╭──
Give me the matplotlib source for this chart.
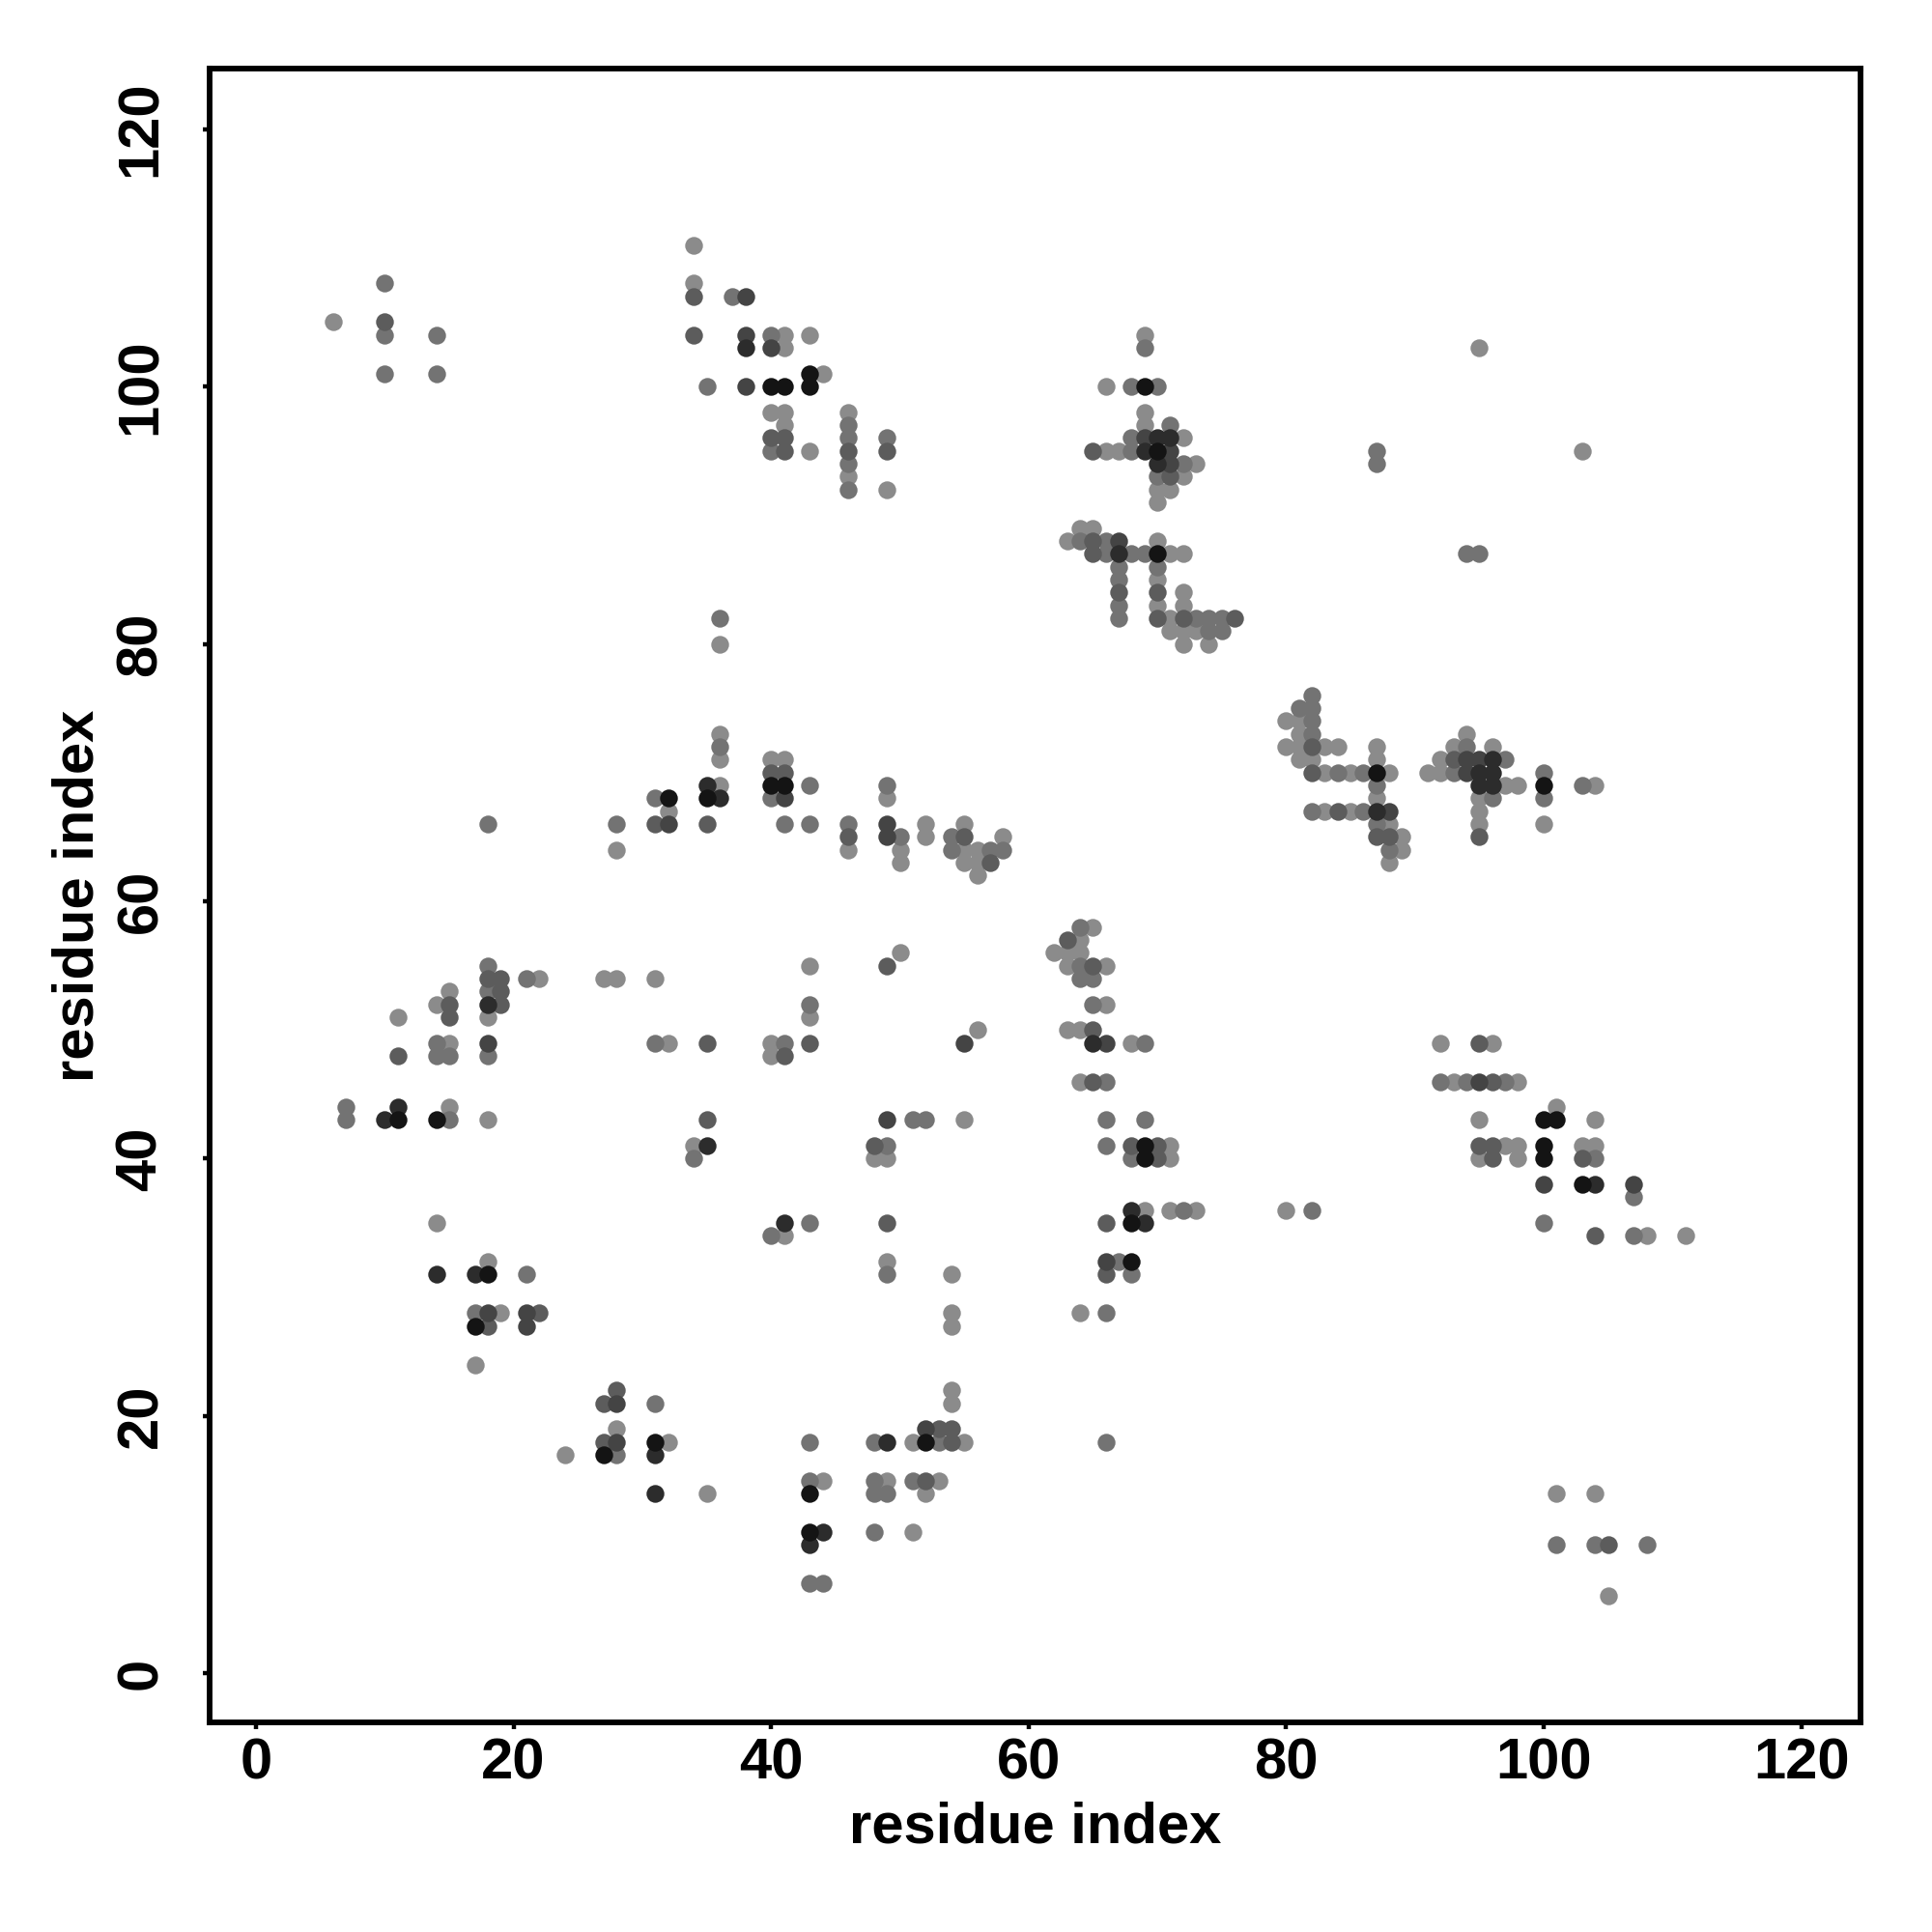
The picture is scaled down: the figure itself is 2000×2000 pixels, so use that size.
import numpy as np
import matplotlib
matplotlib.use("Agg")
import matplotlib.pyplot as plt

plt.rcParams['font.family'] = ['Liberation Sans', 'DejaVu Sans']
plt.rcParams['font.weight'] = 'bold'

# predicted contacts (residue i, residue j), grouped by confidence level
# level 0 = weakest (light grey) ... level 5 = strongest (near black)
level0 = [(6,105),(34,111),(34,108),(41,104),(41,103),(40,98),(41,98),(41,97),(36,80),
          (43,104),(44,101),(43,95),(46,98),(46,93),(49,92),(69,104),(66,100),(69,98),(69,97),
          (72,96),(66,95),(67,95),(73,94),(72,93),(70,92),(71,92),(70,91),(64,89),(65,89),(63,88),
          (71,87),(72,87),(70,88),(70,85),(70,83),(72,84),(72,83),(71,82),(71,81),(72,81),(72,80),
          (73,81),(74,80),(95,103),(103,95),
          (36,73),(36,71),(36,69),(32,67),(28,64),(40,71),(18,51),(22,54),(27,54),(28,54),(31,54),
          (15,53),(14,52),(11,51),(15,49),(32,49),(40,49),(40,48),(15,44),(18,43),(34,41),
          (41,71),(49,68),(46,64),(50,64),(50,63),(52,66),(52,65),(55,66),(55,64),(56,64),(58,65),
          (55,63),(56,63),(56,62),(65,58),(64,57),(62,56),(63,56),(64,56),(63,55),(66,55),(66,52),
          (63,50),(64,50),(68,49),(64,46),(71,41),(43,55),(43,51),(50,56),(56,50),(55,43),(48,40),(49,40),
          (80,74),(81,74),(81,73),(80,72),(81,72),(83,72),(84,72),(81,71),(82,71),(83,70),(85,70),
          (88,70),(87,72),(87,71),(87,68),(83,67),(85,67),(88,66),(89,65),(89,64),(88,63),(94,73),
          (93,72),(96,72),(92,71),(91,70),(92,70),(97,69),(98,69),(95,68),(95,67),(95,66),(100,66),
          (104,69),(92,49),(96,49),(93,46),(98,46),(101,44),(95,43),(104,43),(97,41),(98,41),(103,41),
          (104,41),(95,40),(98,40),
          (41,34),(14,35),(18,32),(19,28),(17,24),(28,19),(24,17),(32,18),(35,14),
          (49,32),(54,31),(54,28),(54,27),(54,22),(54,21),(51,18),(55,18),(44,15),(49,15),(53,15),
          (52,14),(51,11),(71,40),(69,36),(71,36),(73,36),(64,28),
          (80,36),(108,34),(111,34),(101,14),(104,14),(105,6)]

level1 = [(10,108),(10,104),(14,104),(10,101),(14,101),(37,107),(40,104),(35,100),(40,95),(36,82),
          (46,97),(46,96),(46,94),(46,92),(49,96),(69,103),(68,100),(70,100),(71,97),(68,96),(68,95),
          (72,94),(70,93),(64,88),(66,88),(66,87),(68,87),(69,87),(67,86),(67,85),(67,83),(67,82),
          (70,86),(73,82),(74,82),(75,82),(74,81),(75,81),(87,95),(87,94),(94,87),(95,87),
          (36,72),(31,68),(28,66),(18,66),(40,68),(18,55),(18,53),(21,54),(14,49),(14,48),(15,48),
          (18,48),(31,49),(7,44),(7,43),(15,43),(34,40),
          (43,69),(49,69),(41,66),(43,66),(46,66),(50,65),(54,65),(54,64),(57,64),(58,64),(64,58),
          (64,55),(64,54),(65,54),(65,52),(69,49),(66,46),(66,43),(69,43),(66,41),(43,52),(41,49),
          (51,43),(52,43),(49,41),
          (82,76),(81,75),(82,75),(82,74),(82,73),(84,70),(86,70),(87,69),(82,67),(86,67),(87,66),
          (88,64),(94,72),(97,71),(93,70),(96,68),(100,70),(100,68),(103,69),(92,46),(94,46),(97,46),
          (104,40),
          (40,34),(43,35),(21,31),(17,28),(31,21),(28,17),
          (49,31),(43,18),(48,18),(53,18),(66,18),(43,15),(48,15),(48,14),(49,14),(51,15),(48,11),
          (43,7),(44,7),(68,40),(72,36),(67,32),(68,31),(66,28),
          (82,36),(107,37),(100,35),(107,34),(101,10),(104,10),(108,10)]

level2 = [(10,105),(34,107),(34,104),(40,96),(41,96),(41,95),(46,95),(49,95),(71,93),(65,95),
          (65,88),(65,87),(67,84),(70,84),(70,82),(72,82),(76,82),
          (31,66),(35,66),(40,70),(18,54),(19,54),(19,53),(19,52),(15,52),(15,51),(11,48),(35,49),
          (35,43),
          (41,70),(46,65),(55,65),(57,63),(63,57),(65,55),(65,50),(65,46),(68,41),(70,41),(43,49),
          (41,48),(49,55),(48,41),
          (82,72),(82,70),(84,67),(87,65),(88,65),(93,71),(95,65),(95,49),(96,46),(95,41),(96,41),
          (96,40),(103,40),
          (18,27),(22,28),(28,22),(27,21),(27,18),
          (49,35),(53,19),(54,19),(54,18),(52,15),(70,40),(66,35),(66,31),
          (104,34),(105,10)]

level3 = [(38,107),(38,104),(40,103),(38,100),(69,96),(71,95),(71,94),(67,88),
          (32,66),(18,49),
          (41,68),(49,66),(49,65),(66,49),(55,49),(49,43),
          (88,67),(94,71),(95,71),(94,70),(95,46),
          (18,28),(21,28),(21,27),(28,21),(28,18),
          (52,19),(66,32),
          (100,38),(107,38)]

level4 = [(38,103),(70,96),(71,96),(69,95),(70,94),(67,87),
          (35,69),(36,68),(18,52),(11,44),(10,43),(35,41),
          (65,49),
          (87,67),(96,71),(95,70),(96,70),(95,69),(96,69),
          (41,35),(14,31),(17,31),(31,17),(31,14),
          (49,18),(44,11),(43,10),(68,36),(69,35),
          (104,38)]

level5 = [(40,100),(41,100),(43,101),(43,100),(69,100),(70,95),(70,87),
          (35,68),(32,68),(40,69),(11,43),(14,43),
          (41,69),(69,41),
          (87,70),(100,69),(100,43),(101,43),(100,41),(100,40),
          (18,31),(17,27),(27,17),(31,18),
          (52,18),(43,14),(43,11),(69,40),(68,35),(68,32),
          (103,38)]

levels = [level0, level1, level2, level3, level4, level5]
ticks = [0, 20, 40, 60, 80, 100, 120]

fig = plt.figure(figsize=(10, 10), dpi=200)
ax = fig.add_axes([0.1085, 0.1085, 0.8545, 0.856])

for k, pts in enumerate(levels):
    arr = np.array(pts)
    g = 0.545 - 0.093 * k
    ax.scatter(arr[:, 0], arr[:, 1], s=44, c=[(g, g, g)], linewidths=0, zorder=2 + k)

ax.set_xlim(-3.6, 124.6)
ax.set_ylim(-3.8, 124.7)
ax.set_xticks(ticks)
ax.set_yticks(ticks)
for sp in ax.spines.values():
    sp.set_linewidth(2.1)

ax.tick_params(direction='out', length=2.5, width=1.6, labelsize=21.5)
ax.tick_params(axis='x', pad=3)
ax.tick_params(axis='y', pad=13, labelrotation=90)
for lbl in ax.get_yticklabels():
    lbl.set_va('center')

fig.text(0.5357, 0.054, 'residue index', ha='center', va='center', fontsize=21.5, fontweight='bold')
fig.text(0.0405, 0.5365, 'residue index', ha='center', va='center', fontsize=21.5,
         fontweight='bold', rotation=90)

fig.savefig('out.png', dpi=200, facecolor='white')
╰──
Copy the data word for word. Pictures do not go in the copy.

Give me the matplotlib source for this chart.
The picture is scaled down: the figure itself is 2000×2000 pixels, so use that size.
import numpy as np
import matplotlib
matplotlib.use("Agg")
import matplotlib.pyplot as plt

plt.rcParams['font.family'] = ['Liberation Sans', 'DejaVu Sans']
plt.rcParams['font.weight'] = 'bold'

# predicted contacts (residue i, residue j), grouped by confidence level
# level 0 = weakest (light grey) ... level 5 = strongest (near black)
level0 = [(6,105),(34,111),(34,108),(41,104),(41,103),(40,98),(41,98),(41,97),(36,80),
          (43,104),(44,101),(43,95),(46,98),(46,93),(49,92),(69,104),(66,100),(69,98),(69,97),
          (72,96),(66,95),(67,95),(73,94),(72,93),(70,92),(71,92),(70,91),(64,89),(65,89),(63,88),
          (71,87),(72,87),(70,88),(70,85),(70,83),(72,84),(72,83),(71,82),(71,81),(72,81),(72,80),
          (73,81),(74,80),(95,103),(103,95),
          (36,73),(36,71),(36,69),(32,67),(28,64),(40,71),(18,51),(22,54),(27,54),(28,54),(31,54),
          (15,53),(14,52),(11,51),(15,49),(32,49),(40,49),(40,48),(15,44),(18,43),(34,41),
          (41,71),(49,68),(46,64),(50,64),(50,63),(52,66),(52,65),(55,66),(55,64),(56,64),(58,65),
          (55,63),(56,63),(56,62),(65,58),(64,57),(62,56),(63,56),(64,56),(63,55),(66,55),(66,52),
          (63,50),(64,50),(68,49),(64,46),(71,41),(43,55),(43,51),(50,56),(56,50),(55,43),(48,40),(49,40),
          (80,74),(81,74),(81,73),(80,72),(81,72),(83,72),(84,72),(81,71),(82,71),(83,70),(85,70),
          (88,70),(87,72),(87,71),(87,68),(83,67),(85,67),(88,66),(89,65),(89,64),(88,63),(94,73),
          (93,72),(96,72),(92,71),(91,70),(92,70),(97,69),(98,69),(95,68),(95,67),(95,66),(100,66),
          (104,69),(92,49),(96,49),(93,46),(98,46),(101,44),(95,43),(104,43),(97,41),(98,41),(103,41),
          (104,41),(95,40),(98,40),
          (41,34),(14,35),(18,32),(19,28),(17,24),(28,19),(24,17),(32,18),(35,14),
          (49,32),(54,31),(54,28),(54,27),(54,22),(54,21),(51,18),(55,18),(44,15),(49,15),(53,15),
          (52,14),(51,11),(71,40),(69,36),(71,36),(73,36),(64,28),
          (80,36),(108,34),(111,34),(101,14),(104,14),(105,6)]

level1 = [(10,108),(10,104),(14,104),(10,101),(14,101),(37,107),(40,104),(35,100),(40,95),(36,82),
          (46,97),(46,96),(46,94),(46,92),(49,96),(69,103),(68,100),(70,100),(71,97),(68,96),(68,95),
          (72,94),(70,93),(64,88),(66,88),(66,87),(68,87),(69,87),(67,86),(67,85),(67,83),(67,82),
          (70,86),(73,82),(74,82),(75,82),(74,81),(75,81),(87,95),(87,94),(94,87),(95,87),
          (36,72),(31,68),(28,66),(18,66),(40,68),(18,55),(18,53),(21,54),(14,49),(14,48),(15,48),
          (18,48),(31,49),(7,44),(7,43),(15,43),(34,40),
          (43,69),(49,69),(41,66),(43,66),(46,66),(50,65),(54,65),(54,64),(57,64),(58,64),(64,58),
          (64,55),(64,54),(65,54),(65,52),(69,49),(66,46),(66,43),(69,43),(66,41),(43,52),(41,49),
          (51,43),(52,43),(49,41),
          (82,76),(81,75),(82,75),(82,74),(82,73),(84,70),(86,70),(87,69),(82,67),(86,67),(87,66),
          (88,64),(94,72),(97,71),(93,70),(96,68),(100,70),(100,68),(103,69),(92,46),(94,46),(97,46),
          (104,40),
          (40,34),(43,35),(21,31),(17,28),(31,21),(28,17),
          (49,31),(43,18),(48,18),(53,18),(66,18),(43,15),(48,15),(48,14),(49,14),(51,15),(48,11),
          (43,7),(44,7),(68,40),(72,36),(67,32),(68,31),(66,28),
          (82,36),(107,37),(100,35),(107,34),(101,10),(104,10),(108,10)]

level2 = [(10,105),(34,107),(34,104),(40,96),(41,96),(41,95),(46,95),(49,95),(71,93),(65,95),
          (65,88),(65,87),(67,84),(70,84),(70,82),(72,82),(76,82),
          (31,66),(35,66),(40,70),(18,54),(19,54),(19,53),(19,52),(15,52),(15,51),(11,48),(35,49),
          (35,43),
          (41,70),(46,65),(55,65),(57,63),(63,57),(65,55),(65,50),(65,46),(68,41),(70,41),(43,49),
          (41,48),(49,55),(48,41),
          (82,72),(82,70),(84,67),(87,65),(88,65),(93,71),(95,65),(95,49),(96,46),(95,41),(96,41),
          (96,40),(103,40),
          (18,27),(22,28),(28,22),(27,21),(27,18),
          (49,35),(53,19),(54,19),(54,18),(52,15),(70,40),(66,35),(66,31),
          (104,34),(105,10)]

level3 = [(38,107),(38,104),(40,103),(38,100),(69,96),(71,95),(71,94),(67,88),
          (32,66),(18,49),
          (41,68),(49,66),(49,65),(66,49),(55,49),(49,43),
          (88,67),(94,71),(95,71),(94,70),(95,46),
          (18,28),(21,28),(21,27),(28,21),(28,18),
          (52,19),(66,32),
          (100,38),(107,38)]

level4 = [(38,103),(70,96),(71,96),(69,95),(70,94),(67,87),
          (35,69),(36,68),(18,52),(11,44),(10,43),(35,41),
          (65,49),
          (87,67),(96,71),(95,70),(96,70),(95,69),(96,69),
          (41,35),(14,31),(17,31),(31,17),(31,14),
          (49,18),(44,11),(43,10),(68,36),(69,35),
          (104,38)]

level5 = [(40,100),(41,100),(43,101),(43,100),(69,100),(70,95),(70,87),
          (35,68),(32,68),(40,69),(11,43),(14,43),
          (41,69),(69,41),
          (87,70),(100,69),(100,43),(101,43),(100,41),(100,40),
          (18,31),(17,27),(27,17),(31,18),
          (52,18),(43,14),(43,11),(69,40),(68,35),(68,32),
          (103,38)]

levels = [level0, level1, level2, level3, level4, level5]
ticks = [0, 20, 40, 60, 80, 100, 120]

fig = plt.figure(figsize=(10, 10), dpi=200)
ax = fig.add_axes([0.1085, 0.1085, 0.8545, 0.856])

for k, pts in enumerate(levels):
    arr = np.array(pts)
    g = 0.545 - 0.093 * k
    ax.scatter(arr[:, 0], arr[:, 1], s=44, c=[(g, g, g)], linewidths=0, zorder=2 + k)

ax.set_xlim(-3.6, 124.6)
ax.set_ylim(-3.8, 124.7)
ax.set_xticks(ticks)
ax.set_yticks(ticks)
for sp in ax.spines.values():
    sp.set_linewidth(2.1)

ax.tick_params(direction='out', length=2.5, width=1.6, labelsize=21.5)
ax.tick_params(axis='x', pad=3)
ax.tick_params(axis='y', pad=13, labelrotation=90)
for lbl in ax.get_yticklabels():
    lbl.set_va('center')

fig.text(0.5357, 0.054, 'residue index', ha='center', va='center', fontsize=21.5, fontweight='bold')
fig.text(0.0405, 0.5365, 'residue index', ha='center', va='center', fontsize=21.5,
         fontweight='bold', rotation=90)

fig.savefig('out.png', dpi=200, facecolor='white')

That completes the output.